W pasażu u zbiegu ulic Mickiewicza i Piastowskiej, na tyłach przystanku autobusowego, przez kilka lat mieścił się sklep oferujący m.in. galanterię skórzaną. Niestety, i na niego przyszedł kres. Czynny będzie tylko do końca listopada bądź do momentu wyprzedania stanu magazynu.

Kolejny bielski sklep przechodzi do historii. To już chyba ogólnomiejski trend, bo z dnia na dzień liczba biznesów prowadzonych na terenie Bielska-Białej maleje. Mieszczący się przy ul. Piastowskiej, w pasażu na tyłach przystanku, tuż obok przejścia podziemnego w kierunku dworca autobusowego, sklep z galanterią skórzaną niedługo także zakończy swoją działalność.

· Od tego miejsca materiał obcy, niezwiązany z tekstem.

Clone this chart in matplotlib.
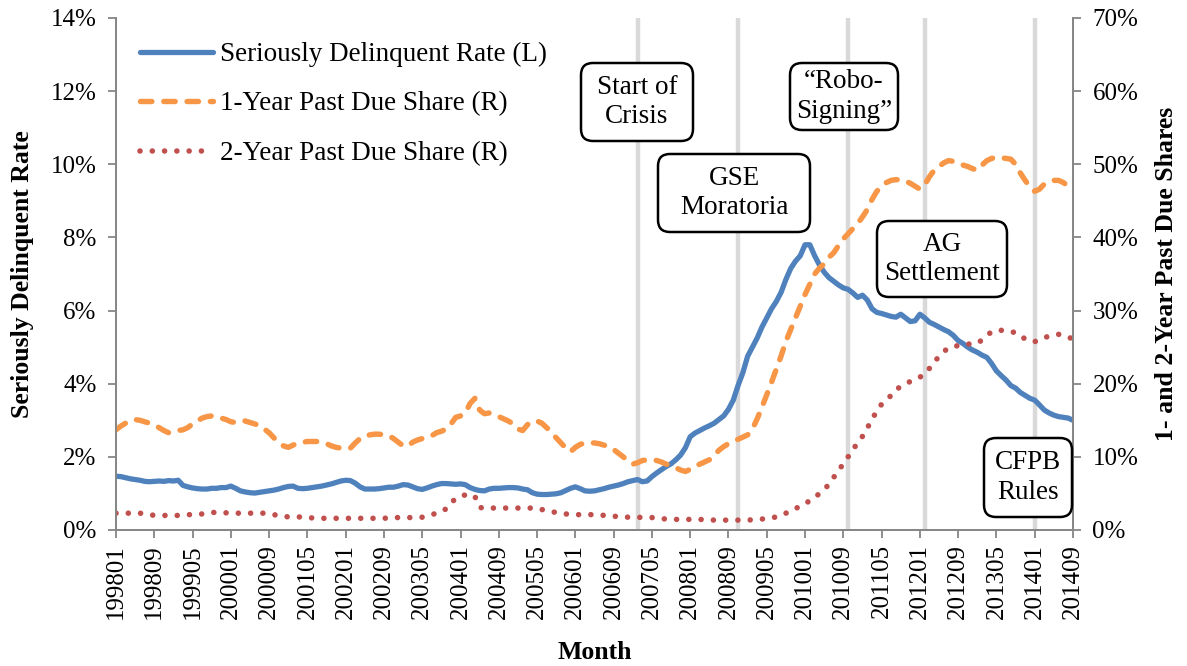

Do tej pory można tutaj było kupić włoskie i francuskie torebki, portfele oraz wszelkiego rodzaju akcesoria. Dziś na witrynie widoczne są kartki z komunikatem o obniżce sięgającej nawet połowy ceny. Właściciele wstępnie zadeklarowali prowadzenie działalności do końca listopada bądź do czasu wyprzedania ostatnich sztuk galanterii, jeśli to miałoby nastąpić szybciej.

Ich zdaniem, na decyzję o zamknięciu sklepu złożyło się co najmniej kilka czynników. Najważniejszym było to, że w ostatnich tygodniach zaczęło zwyczajnie brakować klientów, a sklep zarabiał wyłącznie na opłaty.